How global tightening will affect emerging market stocks, the Federal Reserve's fuzzy guidance, and Italy's flailing growth rates.
We bring you some of our favourite analysts’ picks of the most important graphs this week.
Julian Jessop, chief global economist at Capital Economics
Fears that US monetary tightening will prompt a collapse in emerging market (EM) assets are grossly overdone. Crucially, as the chart shows, EM equities in general have failed to benefit much from loose US monetary policy in the first place. Instead, they have been substantially under-performing developed markets since 2011, mainly because of the structural slowdown in the Bric economies.
Alexander Dryden, analyst at JP Morgan Asset Management
In this week’s statement the Fed indicated that it has now shifted in forward guidance away from qualitative guidelines such as unemployment rates and towards more qualitative assessments. This suggests that future monetary policy will be determined by a broader range of economic factors rather than specific thresholds.
These changes are similar to the shift in policy that the Bank of England adopted earlier this month but despite these changes rates will still move higher. Going forward it seems that monetary policy is becoming more of an art and less of a science.

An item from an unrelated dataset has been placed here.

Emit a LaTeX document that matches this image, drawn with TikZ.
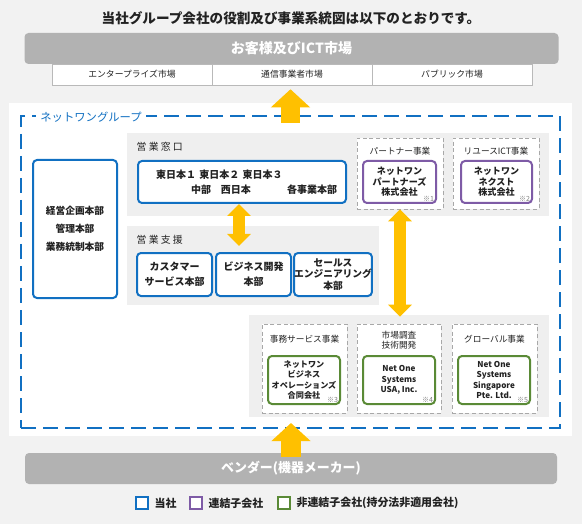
\documentclass[tikz,border=0pt]{standalone}
\usepackage{fontspec}
\setmainfont{Noto Sans CJK JP}
\usepackage{xcolor}
\usetikzlibrary{arrows.meta, positioning}

\definecolor{pagegray}{HTML}{F2F2F2}
\definecolor{bannergray}{HTML}{B2B2B2}
\definecolor{panelgray}{HTML}{EFEFEF}
\definecolor{linegray}{HTML}{A8A8A8}
\definecolor{ntblue}{HTML}{1170C2}
\definecolor{ntpurple}{HTML}{7E5BA6}
\definecolor{ntgreen}{HTML}{5A8A36}
\definecolor{ntyellow}{HTML}{FFC000}
\definecolor{inkgray}{HTML}{222222}

\begin{document}
\begin{tikzpicture}[x=0.75pt, y=-0.75pt,
  banner/.style={fill=bannergray, rounded corners=3pt, text=white, font=\fontsize{10.5}{12}\selectfont\bfseries},
  market/.style={draw=linegray!80, fill=white, minimum width=120pt, minimum height=15.75pt, text=inkgray, font=\fontsize{6.6}{7.5}\selectfont},
  panel/.style={fill=panelgray},
  box/.style={draw=ntblue, line width=1.5pt, rounded corners=3pt, fill=white, align=center, inner sep=0pt, text=inkgray, font=\fontsize{7.5}{11.25}\selectfont\bfseries},
  bizbox/.style={draw=linegray, dashed, dash pattern=on 3pt off 2pt, fill=white, minimum height=66.75pt},
  subbox/.style={box, draw=ntpurple, minimum width=54pt, minimum height=31.5pt, font=\fontsize{6.8}{8}\selectfont\bfseries},
  affbox/.style={box, draw=ntgreen, minimum width=54pt, minimum height=36pt, font=\fontsize{6.1}{7.9}\selectfont\bfseries},
  tag/.style={align=center, text=inkgray, font=\fontsize{6.5}{7.6}\selectfont},
  head/.style={anchor=west, text=inkgray, font=\fontsize{7.4}{9}\selectfont},
  note/.style={anchor=south east, inner xsep=2pt, inner ysep=1.5pt, text=gray, font=\fontsize{5.3}{6}\selectfont},
  legsq/.style={draw=#1, line width=1.5pt, fill=white, minimum size=9pt, inner sep=0pt},
  legtext/.style={text=inkgray, inner sep=1pt, font=\fontsize{8.2}{9}\selectfont\bfseries},
  fatarrow/.style={-{Triangle[length=13.5pt, width=28.5pt]}, line width=14.5pt, draw=ntyellow, fill=ntyellow},
  dblarrow/.style={{Triangle[length=9pt, width=17.25pt]}-{Triangle[length=9pt, width=17.25pt]}, line width=9.5pt, draw=ntyellow, fill=ntyellow}
]
  \fill[pagegray] (0,0) rectangle (582,524);
  \useasboundingbox (0,0) rectangle (582,524);

  \node[text=inkgray, font=\fontsize{10.2}{12}\selectfont\bfseries] (title) at (291,18) {当社グループ会社の役割及び事業系統図は以下のとおりです。};
  \node[banner, minimum width=400.5pt, minimum height=23.25pt] (customers) at (291.5,48.5) {お客様及びICT市場};
  \node[market] (ent) at (132,74.5) {エンタープライズ市場};
  \node[market] (tele) at (292,74.5) {通信事業者市場};
  \node[market] (pub) at (452,74.5) {パブリック市場};

  \node[fill=white, minimum width=422.25pt, minimum height=249.75pt] (whitepanel) at (290.5,269.5) {};
  \node[draw=ntblue, line width=1.5pt, dash pattern=on 11.25pt off 5.25pt, minimum width=404.25pt, minimum height=234pt] (group) at (290.5,272) {};
  \node[fill=white, inner xsep=3pt, inner ysep=1pt, text=ntblue, font=\fontsize{8.5}{10}\selectfont] (grouplabel) at (91,117.5) {ネットワングループ};

  \node[panel, minimum width=316.5pt, minimum height=62.25pt] (salespanel) at (338,174.5) {};
  \node[head] (saleshead) at (132,147) {営 業 窓 口};
  \node[box, minimum width=156pt, minimum height=31.5pt, text width=142.5pt, align=left, inner xsep=6.75pt] (east) at (242,182)
    {\hspace*{6.75pt}東日本１ 東日本２ 東日本３\\\hspace*{33pt}中部\quad 西日本\hfill 各事業本部};

  \node[bizbox, minimum width=64.5pt, minimum height=53.25pt] (partnerbiz) at (400,173.5) {};
  \node[tag] (partnertag) at (400,151) {パートナー事業};
  \node[subbox, minimum width=54.75pt] (partner) at (399.5,182) {ネットワン\\パートナーズ\\株式会社};
  \node[note] at (partner.south east) {※1};

  \node[bizbox, minimum width=64.5pt, minimum height=53.25pt] (reusebiz) at (496,173.5) {};
  \node[tag] (reusetag) at (496,151) {リユースICT事業};
  \node[subbox, minimum width=53.25pt] (next) at (496.5,182) {ネットワン\\ネクスト\\株式会社};
  \node[note] at (next.south east) {※2};

  \node[panel, minimum width=189pt, minimum height=59.25pt] (supportpanel) at (253,265.5) {};
  \node[head] (supporthead) at (132,240) {営 業 支 援};
  \node[box, minimum width=56.25pt, minimum height=32.25pt] (cs) at (174.5,274.5) {カスタマー\\サービス本部};
  \node[box, minimum width=56.25pt, minimum height=32.25pt] (bizdev) at (253.5,274.5) {ビジネス開発\\本部};
  \node[box, minimum width=57pt, minimum height=32.25pt, font=\fontsize{7.3}{8.7}\selectfont\bfseries] (se) at (333,274.5) {セールス\\エンジニアリング\\本部};

  \node[box, minimum width=63pt, minimum height=103.5pt, font=\fontsize{7.3}{13.5}\selectfont\bfseries] (hq) at (75,229) {経営企画本部\\管理本部\\業務統制本部};

  \node[panel, minimum width=225pt, minimum height=76.5pt] (lowpanel) at (399,366) {};
  \node[bizbox, minimum width=63.75pt] (opsbiz) at (304.5,368.5) {};
  \node[tag] (opstag) at (304.5,339) {事務サービス事業};
  \node[affbox] (ops) at (304,380) {ネットワン\\ビジネス\\オペレーションズ\\合同会社};
  \node[note] at (ops.south east) {※3};

  \node[bizbox, minimum width=63pt] (rdbiz) at (399,368.5) {};
  \node[tag] (rdtag) at (399,340) {市場調査\\技術開発};
  \node[affbox] (usa) at (399,380) {Net One\\Systems\\USA, Inc.};
  \node[note] at (usa.south east) {※4};

  \node[bizbox, minimum width=63.75pt] (globalbiz) at (494.5,368.5) {};
  \node[tag] (globaltag) at (494.5,339) {グローバル事業};
  \node[affbox] (sg) at (494,380) {Net One\\Systems\\Singapore\\Pte. Ltd.};
  \node[note] at (sg.south east) {※5};

  \node[banner, minimum width=399pt, minimum height=23.25pt, font=\fontsize{9.7}{11}\selectfont\bfseries] (vendor) at (291,468.5) {ベンダー(機器メーカー)};

  \draw[fatarrow, shorten <=-6pt, shorten >=3pt] (group.north) -- (group.north |- tele.south);
  \draw[fatarrow, shorten <=-3pt, shorten >=-4.5pt] (vendor.north) -- (vendor.north |- group.south);
  \draw[dblarrow, shorten >=4.5pt] ([xshift=-2.25pt]east.south) -- ([xshift=-2.25pt]east.south |- bizdev.north);
  \draw[dblarrow, shorten >=-1.5pt] (partnerbiz.south) -- (partnerbiz.south |- lowpanel.north);

  \node[legsq=ntblue] (legblue) at (142,503) {};
  \node[legtext, right=3pt of legblue] (legbluetext) {当社};
  \node[legsq=ntpurple] (legpurple) at (196,503) {};
  \node[legtext, right=3pt of legpurple] (legpurpletext) {連結子会社};
  \node[legsq=ntgreen] (leggreen) at (284,503) {};
  \node[legtext, right=3pt of leggreen] (leggreentext) {非連結子会社(持分法非適用会社)};
\end{tikzpicture}
\end{document}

Christian Schulz, senior economist at Berenberg
Italy has a problem. But it is lack of growth, not excessive public debt. Former Prime Minister Mario Monti got it wrong – tax hikes were all he was allowed to do in 2012, and as a result the economy tanked. New Prime Minister Matteo Renzi promises to get it right.
Labour, tax and public administration reforms are exactly what Italy needs to kickstart growth. Renzi's popularity gives him a good chance to get reforms implemented, because he need not fear elections.